:: Work to complete ::
Extract the full listing verbatim and drop any pictures from your copy.

* Begin Dataset section *

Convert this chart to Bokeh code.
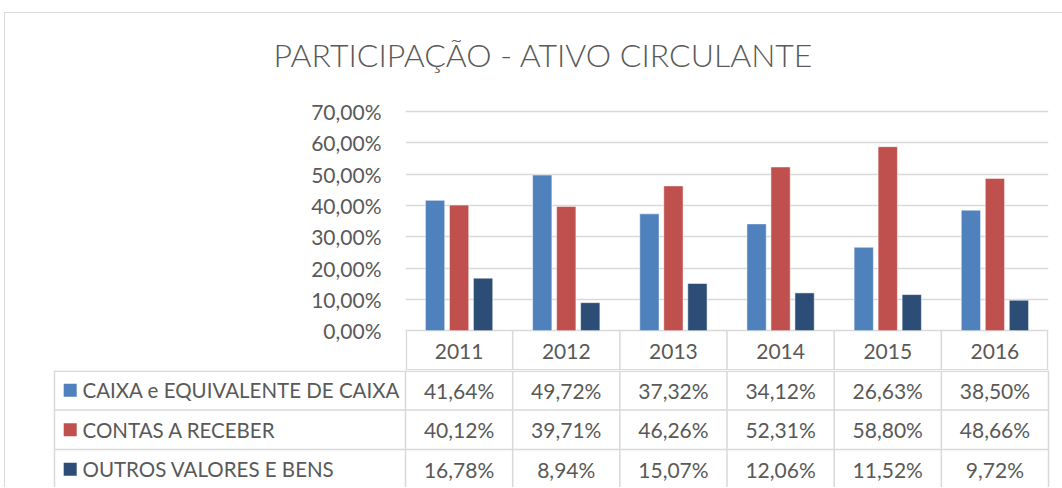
from bokeh.plotting import figure
from bokeh.models import (FactorRange, Range1d, FixedTicker, CustomJSTickFormatter,
                          ColumnDataSource)
from bokeh.transform import dodge
from bokeh.layouts import column
from bokeh.core.properties import value
from bokeh.embed import file_html
from bokeh.resources import INLINE

# ---- data ----
years = ["2011", "2012", "2013", "2014", "2015", "2016"]
series_names = ["CAIXA e EQUIVALENTE DE CAIXA", "CONTAS A RECEBER", "OUTROS VALORES E BENS"]
caixa = [41.64, 49.72, 37.32, 34.12, 26.63, 38.50]
contas = [40.12, 39.71, 46.26, 52.31, 58.80, 48.66]
outros = [16.78, 8.94, 15.07, 12.06, 11.52, 9.72]
y_ticks = [0, 10, 20, 30, 40, 50, 60, 70]
title_text = "PARTICIPAÇÃO - ATIVO CIRCULANTE"

# ---- style ----
colors = ["#4f81bd", "#c0504d", "#2c4d75"]
FONT = "Lato"
TITLE_FONT = "'Lato Light', Lato"
TXT = "#595959"
GRID = "#d9d9d9"
FS = "21px"
FS_LBL = "20.5px"

OX, OY = 5, 13          # page offset of the figures (margin + border)
W = 1057
HT = 85
HA = 272
HB = 117
K = 3.1286      # px per percentage point
COL = 107.17    # px per category column
ROW = 39.5      # px per table row
FRAME_L = 405   # page x of plot frame left
LEFT = FRAME_L - OX

series = [caixa, contas, outros]
keys = ["caixa", "contas", "outros"]
n = len(years)


def fmt(v):
    return f"{v:.2f}".replace(".", ",") + "%"


def bare(p):
    p.outline_line_color = None
    p.frame_align = False
    for g in p.grid:
        g.visible = False


# ---- title strip ----
pt = figure(width=W, height=HT, x_range=Range1d(0, W), y_range=Range1d(HT, 0),
            x_axis_location=None, y_axis_location=None, toolbar_location=None,
            output_backend="svg", min_border=0)
bare(pt)
pt.text(x=[543 - OX], y=[54 - OY], text=[title_text], text_align="center",
        text_baseline="middle", text_font=value(TITLE_FONT), text_font_size="32px",
        text_color=TXT)

# ---- chart ----
src = ColumnDataSource(dict(year=years, caixa=caixa, contas=contas, outros=outros))
y_top = 71
top_border = 10
y_bot = y_top - (HA - top_border) / K

pa = figure(width=W, height=HA, x_range=FactorRange(*years, range_padding=0),
            y_range=Range1d(y_bot, y_top), x_axis_location=None,
            toolbar_location=None, output_backend="svg",
            min_border_left=LEFT, min_border_right=W - (1048 - OX),
            min_border_top=top_border, min_border_bottom=0)
pa.frame_align = False
pa.outline_line_color = None
pa.xgrid.grid_line_color = None
ticker = FixedTicker(ticks=y_ticks)
pa.yaxis.ticker = ticker
pa.ygrid.ticker = ticker
pa.ygrid.grid_line_color = GRID
pa.ygrid.grid_line_width = 1.5
pa.yaxis.formatter = CustomJSTickFormatter(code="return tick.toFixed(2).replace('.', ',') + '%';")
pa.yaxis.axis_line_color = None
pa.yaxis.major_tick_line_color = None
pa.yaxis.minor_tick_line_color = None
pa.yaxis.major_tick_out = 0
pa.yaxis.major_tick_in = 0
pa.yaxis.major_label_standoff = 24
pa.yaxis.major_label_text_font = FONT
pa.yaxis.major_label_text_font_size = FS
pa.yaxis.major_label_text_color = TXT

offsets = [-0.224, 0.0, 0.224]
for key, off, c in zip(keys, offsets, colors):
    pa.vbar(x=dodge("year", off, range=pa.x_range), top=key, bottom=0, width=0.18,
            source=src, fill_color=c, line_color="white", line_alpha=0.5, line_width=1)

# header row of the data table (inside chart frame, below zero)
vx = [0.008] + list(range(1, n)) + [n - 0.008]
pa.segment(x0=vx, y0=[0] * len(vx), x1=vx, y1=[y_bot] * len(vx),
           line_color=GRID, line_width=1.5)
pa.segment(x0=[0], y0=[y_bot + 0.2], x1=[n], y1=[y_bot + 0.2], line_color=GRID, line_width=1.5)
hdr_y = -(351 - 330) / K
pa.text(x=years, y=[hdr_y] * n, text=years, text_align="center", text_baseline="middle",
        text_font=value(FONT), text_font_size=FS, text_color=TXT)

# ---- data table rows ----
pb = figure(width=W, height=HB, x_range=Range1d(-LEFT / COL, (W - LEFT) / COL),
            y_range=Range1d(HB / ROW, 0), x_axis_location=None, y_axis_location=None,
            toolbar_location=None, output_backend="svg", min_border=0)
bare(pb)

TL = (54 - FRAME_L) / COL
nrows = len(series)
hy = [0.02] + list(range(1, nrows + 1))
pb.segment(x0=[TL] * len(hy), y0=hy, x1=[n] * len(hy), y1=hy, line_color=GRID, line_width=1.5)
vxb = [TL] + list(range(0, n + 1))
pb.segment(x0=vxb, y0=[0] * len(vxb), x1=vxb, y1=[nrows] * len(vxb), line_color=GRID, line_width=1.5)

row_y = [i + 0.5 for i in range(nrows)]
pb.scatter(x=[(69.7 - FRAME_L) / COL] * nrows, y=row_y, marker="square", size=13,
           fill_color=colors, line_color=None)
pb.text(x=[(82 - FRAME_L) / COL] * nrows, y=row_y, text=series_names, text_align="left",
        text_baseline="middle", text_font=value(FONT), text_font_size=FS_LBL, text_color=TXT)

vx_t, vy_t, vt = [], [], []
for i, s in enumerate(series):
    for j, v in enumerate(s):
        vx_t.append(j + 0.5)
        vy_t.append(i + 0.5)
        vt.append(fmt(v))
pb.text(x=vx_t, y=vy_t, text=vt, text_align="center", text_baseline="middle",
        text_font=value(FONT), text_font_size=FS, text_color=TXT)

layout = column(pt, pa, pb, spacing=0,
                styles={"border-top": "1px solid #d9d9d9", "border-left": "1px solid #d9d9d9",
                        "margin-left": "4px", "margin-top": "12px"})

open("out.html", "w").write(file_html(layout, INLINE))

* End Dataset section *

:: Final answer ::
Convert this chart to Bokeh code.
from bokeh.plotting import figure
from bokeh.models import (FactorRange, Range1d, FixedTicker, CustomJSTickFormatter,
                          ColumnDataSource)
from bokeh.transform import dodge
from bokeh.layouts import column
from bokeh.core.properties import value
from bokeh.embed import file_html
from bokeh.resources import INLINE

# ---- data ----
years = ["2011", "2012", "2013", "2014", "2015", "2016"]
series_names = ["CAIXA e EQUIVALENTE DE CAIXA", "CONTAS A RECEBER", "OUTROS VALORES E BENS"]
caixa = [41.64, 49.72, 37.32, 34.12, 26.63, 38.50]
contas = [40.12, 39.71, 46.26, 52.31, 58.80, 48.66]
outros = [16.78, 8.94, 15.07, 12.06, 11.52, 9.72]
y_ticks = [0, 10, 20, 30, 40, 50, 60, 70]
title_text = "PARTICIPAÇÃO - ATIVO CIRCULANTE"

# ---- style ----
colors = ["#4f81bd", "#c0504d", "#2c4d75"]
FONT = "Lato"
TITLE_FONT = "'Lato Light', Lato"
TXT = "#595959"
GRID = "#d9d9d9"
FS = "21px"
FS_LBL = "20.5px"

OX, OY = 5, 13          # page offset of the figures (margin + border)
W = 1057
HT = 85
HA = 272
HB = 117
K = 3.1286      # px per percentage point
COL = 107.17    # px per category column
ROW = 39.5      # px per table row
FRAME_L = 405   # page x of plot frame left
LEFT = FRAME_L - OX

series = [caixa, contas, outros]
keys = ["caixa", "contas", "outros"]
n = len(years)


def fmt(v):
    return f"{v:.2f}".replace(".", ",") + "%"


def bare(p):
    p.outline_line_color = None
    p.frame_align = False
    for g in p.grid:
        g.visible = False


# ---- title strip ----
pt = figure(width=W, height=HT, x_range=Range1d(0, W), y_range=Range1d(HT, 0),
            x_axis_location=None, y_axis_location=None, toolbar_location=None,
            output_backend="svg", min_border=0)
bare(pt)
pt.text(x=[543 - OX], y=[54 - OY], text=[title_text], text_align="center",
        text_baseline="middle", text_font=value(TITLE_FONT), text_font_size="32px",
        text_color=TXT)

# ---- chart ----
src = ColumnDataSource(dict(year=years, caixa=caixa, contas=contas, outros=outros))
y_top = 71
top_border = 10
y_bot = y_top - (HA - top_border) / K

pa = figure(width=W, height=HA, x_range=FactorRange(*years, range_padding=0),
            y_range=Range1d(y_bot, y_top), x_axis_location=None,
            toolbar_location=None, output_backend="svg",
            min_border_left=LEFT, min_border_right=W - (1048 - OX),
            min_border_top=top_border, min_border_bottom=0)
pa.frame_align = False
pa.outline_line_color = None
pa.xgrid.grid_line_color = None
ticker = FixedTicker(ticks=y_ticks)
pa.yaxis.ticker = ticker
pa.ygrid.ticker = ticker
pa.ygrid.grid_line_color = GRID
pa.ygrid.grid_line_width = 1.5
pa.yaxis.formatter = CustomJSTickFormatter(code="return tick.toFixed(2).replace('.', ',') + '%';")
pa.yaxis.axis_line_color = None
pa.yaxis.major_tick_line_color = None
pa.yaxis.minor_tick_line_color = None
pa.yaxis.major_tick_out = 0
pa.yaxis.major_tick_in = 0
pa.yaxis.major_label_standoff = 24
pa.yaxis.major_label_text_font = FONT
pa.yaxis.major_label_text_font_size = FS
pa.yaxis.major_label_text_color = TXT

offsets = [-0.224, 0.0, 0.224]
for key, off, c in zip(keys, offsets, colors):
    pa.vbar(x=dodge("year", off, range=pa.x_range), top=key, bottom=0, width=0.18,
            source=src, fill_color=c, line_color="white", line_alpha=0.5, line_width=1)

# header row of the data table (inside chart frame, below zero)
vx = [0.008] + list(range(1, n)) + [n - 0.008]
pa.segment(x0=vx, y0=[0] * len(vx), x1=vx, y1=[y_bot] * len(vx),
           line_color=GRID, line_width=1.5)
pa.segment(x0=[0], y0=[y_bot + 0.2], x1=[n], y1=[y_bot + 0.2], line_color=GRID, line_width=1.5)
hdr_y = -(351 - 330) / K
pa.text(x=years, y=[hdr_y] * n, text=years, text_align="center", text_baseline="middle",
        text_font=value(FONT), text_font_size=FS, text_color=TXT)

# ---- data table rows ----
pb = figure(width=W, height=HB, x_range=Range1d(-LEFT / COL, (W - LEFT) / COL),
            y_range=Range1d(HB / ROW, 0), x_axis_location=None, y_axis_location=None,
            toolbar_location=None, output_backend="svg", min_border=0)
bare(pb)

TL = (54 - FRAME_L) / COL
nrows = len(series)
hy = [0.02] + list(range(1, nrows + 1))
pb.segment(x0=[TL] * len(hy), y0=hy, x1=[n] * len(hy), y1=hy, line_color=GRID, line_width=1.5)
vxb = [TL] + list(range(0, n + 1))
pb.segment(x0=vxb, y0=[0] * len(vxb), x1=vxb, y1=[nrows] * len(vxb), line_color=GRID, line_width=1.5)

row_y = [i + 0.5 for i in range(nrows)]
pb.scatter(x=[(69.7 - FRAME_L) / COL] * nrows, y=row_y, marker="square", size=13,
           fill_color=colors, line_color=None)
pb.text(x=[(82 - FRAME_L) / COL] * nrows, y=row_y, text=series_names, text_align="left",
        text_baseline="middle", text_font=value(FONT), text_font_size=FS_LBL, text_color=TXT)

vx_t, vy_t, vt = [], [], []
for i, s in enumerate(series):
    for j, v in enumerate(s):
        vx_t.append(j + 0.5)
        vy_t.append(i + 0.5)
        vt.append(fmt(v))
pb.text(x=vx_t, y=vy_t, text=vt, text_align="center", text_baseline="middle",
        text_font=value(FONT), text_font_size=FS, text_color=TXT)

layout = column(pt, pa, pb, spacing=0,
                styles={"border-top": "1px solid #d9d9d9", "border-left": "1px solid #d9d9d9",
                        "margin-left": "4px", "margin-top": "12px"})

open("out.html", "w").write(file_html(layout, INLINE))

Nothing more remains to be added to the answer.